As the summer begins so does the incidence of plantar fascia pain in addition to many sports injuries. Warmer weather often encourages people to begin running outside or increase their running volume. This is a great thing as spending more time outside, away from desks, computers and smart phones is extremely beneficial (see previous blog posts for more info on this!). However, the body is often ill-prepared for running when first jumping back into things.

Running is a repetitive movement involving continuous impact on the ground beneath the body. This repetition will also result in several repetitions of any movement compensation that may be present. As these repetitions accumulate so does the stress associated with them and suddenly pain can occur.

This does not mean that running is a bad activity. It simply may expose something that was already there.

The foot is an area that often to compensates for things that may or may not be occurring elsewhere in the body. Many people pronate or flatten the arches of their feet to better shock absorb or advance the body forward. However, this is usually a compensation that is occurring in place of an area that may not being doing its job optimally. For example, the body will compensate at the foot when it is not able to move properly at the pelvis and hips during the running cycle.

Other people may have high arches which creates a very rigid foot and displaces the mass of the body onto the outside of the foot. This results in poor shock absorption when the foot contacts the ground and decreased control from the moment the foot hits the ground. A high arch is often created when the body is unstable in the lower back, pelvis, hips or knees. The foot creates a larger arch and becomes excessively stable to compensate for a lack of stability somewhere else.

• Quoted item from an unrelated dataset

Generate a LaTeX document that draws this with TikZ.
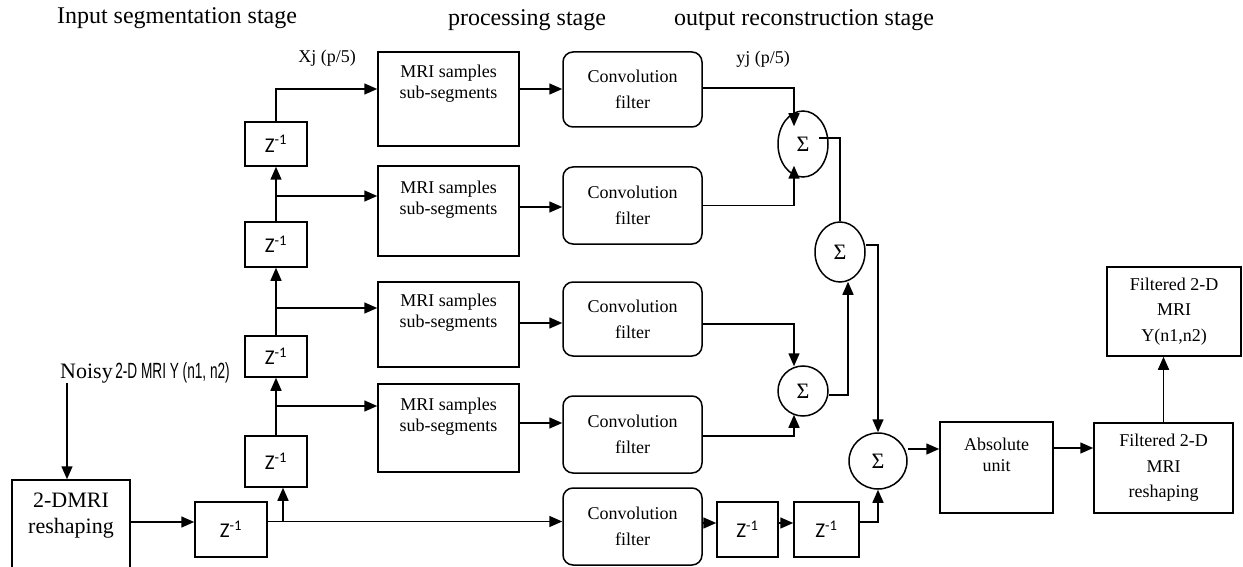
\documentclass[tikz,border=0pt]{standalone}
\usepackage{graphicx}
\usepackage{fontspec}
\setmainfont{Liberation Serif}
\newfontfamily\zfont{Carlito}
\newfontfamily\nfont{Liberation Sans}
\usetikzlibrary{arrows.meta,calc,shapes.geometric}

\begin{document}
\begin{tikzpicture}[x=1pt,y=-1pt,line width=1.5pt,
  arr/.style={-{Triangle[length=13pt,width=11pt]}},
  plainbox/.style={draw,rectangle,inner sep=0pt},
  mribox/.style={plainbox,minimum width=141pt},
  convbox/.style={draw,rectangle,rounded corners=10pt,inner sep=0pt,minimum width=139pt,align=center,font=\fontsize{18}{26}\selectfont},
  zbox/.style={plainbox,font=\zfont\fontsize{21}{22}\selectfont},
  sumnode/.style={draw,ellipse,inner sep=0pt,font=\fontsize{22}{22}\selectfont},
  boxtext/.style={inner sep=0pt,align=center,font=\fontsize{18}{21}\selectfont},
  fbox/.style={plainbox,align=center,font=\fontsize{18}{25.5}\selectfont},
  title/.style={inner sep=0pt,font=\fontsize{24}{26}\selectfont},
  lbl/.style={inner sep=0pt,font=\fontsize{18}{20}\selectfont},
  ]
\useasboundingbox (0,0) rectangle (1243,567);
\clip (0,0) rectangle (1243,567);

% titles
\node[title] (t1) at (177,18) {Input segmentation stage};
\node[title] (t2) at (527,20) {processing stage};
\node[title] (t3) at (804,20) {output reconstruction stage};
\node[lbl] (xj) at (327,58) {Xj (p/5)};
\node[lbl] (yj) at (763,59) {yj (p/5)};

% input side
\node[inner sep=0pt] (noisy) at (145,373) {{\fontsize{22}{24}\selectfont Noisy} {\nfont\fontsize{22}{24}\selectfont\scalebox{0.62}[1]{2-D MRI Y (n1, n2)}}};
\node[plainbox,minimum width=118pt,minimum height=100pt] (r) at (71,530) {};
\node[inner sep=0pt,align=center,font=\fontsize{22}{26}\selectfont] (rt) at (71,516) {2-DMRI\\reshaping};

% delay chain
\node[zbox,minimum width=72pt,minimum height=55pt] (z0) at (231,529.5) {Z\textsuperscript{-1}};
\node[zbox,minimum width=62pt,minimum height=51pt] (z4) at (276,461.5) {Z\textsuperscript{-1}};
\node[zbox,minimum width=62pt,minimum height=41pt] (z3) at (276,356.5) {Z\textsuperscript{-1}};
\node[zbox,minimum width=62pt,minimum height=45pt] (z2) at (276,244.5) {Z\textsuperscript{-1}};
\node[zbox,minimum width=62pt,minimum height=44pt] (z1) at (276,144) {Z\textsuperscript{-1}};

% MRI sub-segment boxes
\node[mribox,minimum height=94pt] (m1) at (448.5,99) {};
\node[mribox,minimum height=90pt] (m2) at (448.5,211) {};
\node[mribox,minimum height=85pt] (m3) at (448.5,324.5) {};
\node[mribox,minimum height=88pt] (m4) at (448.5,428) {};
\node[boxtext] (m1t) at (448.5,84) {MRI samples\\sub-segments};
\node[boxtext] (m2t) at (448.5,199.5) {MRI samples\\sub-segments};
\node[boxtext] (m3t) at (448.5,313) {MRI samples\\sub-segments};
\node[boxtext] (m4t) at (448.5,417) {MRI samples\\sub-segments};

% convolution filters
\node[convbox,minimum height=75pt] (c1) at (632.5,89.5) {Convolution\\filter};
\node[convbox,minimum height=77pt] (c2) at (632.5,205.5) {Convolution\\filter};
\node[convbox,minimum height=74pt] (c3) at (632.5,319) {Convolution\\filter};
\node[convbox,minimum height=77pt] (c4) at (632.5,434.5) {Convolution\\filter};
\node[convbox,minimum height=77pt] (c5) at (632.5,526.5) {Convolution\\filter};

% output delays
\node[zbox,minimum width=61pt,minimum height=55pt] (z5) at (747.5,529.5) {Z\textsuperscript{-1}};
\node[zbox,minimum width=65pt,minimum height=55pt] (z6) at (826.5,529.5) {Z\textsuperscript{-1}};

% summers
\node[sumnode,minimum width=50pt,minimum height=66pt] (s1) at (803,144) {Σ};
\node[sumnode,minimum width=50pt,minimum height=60pt] (s2) at (840,252) {Σ};
\node[sumnode,minimum width=50pt,minimum height=50pt] (s3) at (803,391) {Σ};
\node[sumnode,minimum width=58pt,minimum height=56pt] (s4) at (878,461) {Σ};

% output blocks
\node[plainbox,minimum width=113pt,minimum height=91pt] (a) at (996.5,467.5) {};
\node[boxtext] (at) at (996.5,454.5) {Absolute\\unit};
\node[fbox,minimum width=139pt,minimum height=90pt] (f) at (1163.5,468) {Filtered 2-D\\MRI\\reshaping};
\node[fbox,minimum width=134pt,minimum height=89pt] (o) at (1174,311.5) {Filtered 2-D\\MRI\\Y(n1,n2)};

% coordinates
\coordinate (nb) at (67,383);
\coordinate (b1) at (276,89);
\coordinate (b2) at (276,196);
\coordinate (b3) at (276,308);
\coordinate (b4) at (276,406);
\coordinate (b5) at (283,521.5);

% input connectors
\draw[arr] (nb) -- (nb |- r.north);
\draw[arr] ([yshift=8pt]r.east) -- ([yshift=8pt]r.east -| z0.west);
\draw[arr] ([yshift=8pt]z0.east) -- ([yshift=8pt]z0.east -| c5.west);
\draw[arr] (b5) -- (b5 |- z4.south);
\draw[arr] (z4.north) -- (z3.south);
\draw[arr] (z3.north) -- (z2.south);
\draw[arr] (z2.north) -- (z1.south);
\draw[arr] (z1.north) -- (b1) -- (b1 -| m1.west);
\draw[arr] (b2) -- (b2 -| m2.west);
\draw[arr] (b3) -- (b3 -| m3.west);
\draw[arr] (b4) -- (b4 -| m4.west);

% MRI -> conv
\draw[arr] ([yshift=10pt]m1.east) -- ([yshift=10pt]m1.east -| c1.west);
\draw[arr] ([yshift=4pt]m2.east) -- ([yshift=4pt]m2.east -| c2.west);
\draw[arr] ([yshift=1.5pt]m3.east) -- ([yshift=1.5pt]m3.east -| c3.west);
\draw[arr] ([yshift=5pt]m4.east) -- ([yshift=5pt]m4.east -| c4.west);

% conv -> summers
\draw[arr] ([yshift=1.5pt]c1.east) -| ([xshift=-9pt,yshift=-16pt]s1.north);
\draw[arr] (c2.east) -| ([xshift=-9pt,yshift=12pt]s1.south);
\draw[arr] ([yshift=-5pt]c3.east) -| ([xshift=-9pt,yshift=-1pt]s3.north);
\draw[arr] ([yshift=-1.5pt]c4.east) -| ([xshift=-9pt,yshift=2pt]s3.south);
\draw ([xshift=-10pt,yshift=6pt]s1.east) -| (s2.north);
\draw[arr] ([yshift=-4pt]s3.east) -| ([xshift=8pt,yshift=1pt]s2.south);
\draw[arr] ([yshift=7pt]s2.east) -| (s4.north);

% bottom branch
\draw[arr] ([yshift=3.5pt]c5.east) -- ([yshift=3.5pt]c5.east -| z5.west);
\draw[arr] ([yshift=6.5pt]z5.east) -- ([yshift=6.5pt]z5.east -| z6.west);
\draw[arr] ([yshift=7.5pt]z6.east) -| (s4.south);

% output chain
\draw[arr] ([yshift=12pt]s4.east) -- ([yshift=12pt]s4.east -| a.west);
\draw[arr] ([yshift=19.5pt]a.east) -- ([yshift=19.5pt]a.east -| f.west);
\draw[arr] (f.north) -- (f.north |- o.south);
\end{tikzpicture}
\end{document}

Many people’s first solution when dealing with plantarfascia pain is to roll the bottom of their foot on a tennis ball as a self-massage technique. This can be helpful however will only provide temporary symptom relief as it is not solving the root cause of the issue.

The best way to deal with plantarfascia pain is to discover the root causes of the issue and address it accordingly. Our body is a system that works together and we must treat it as such in order to get out of pain and back to running or whatever it is that we love to do.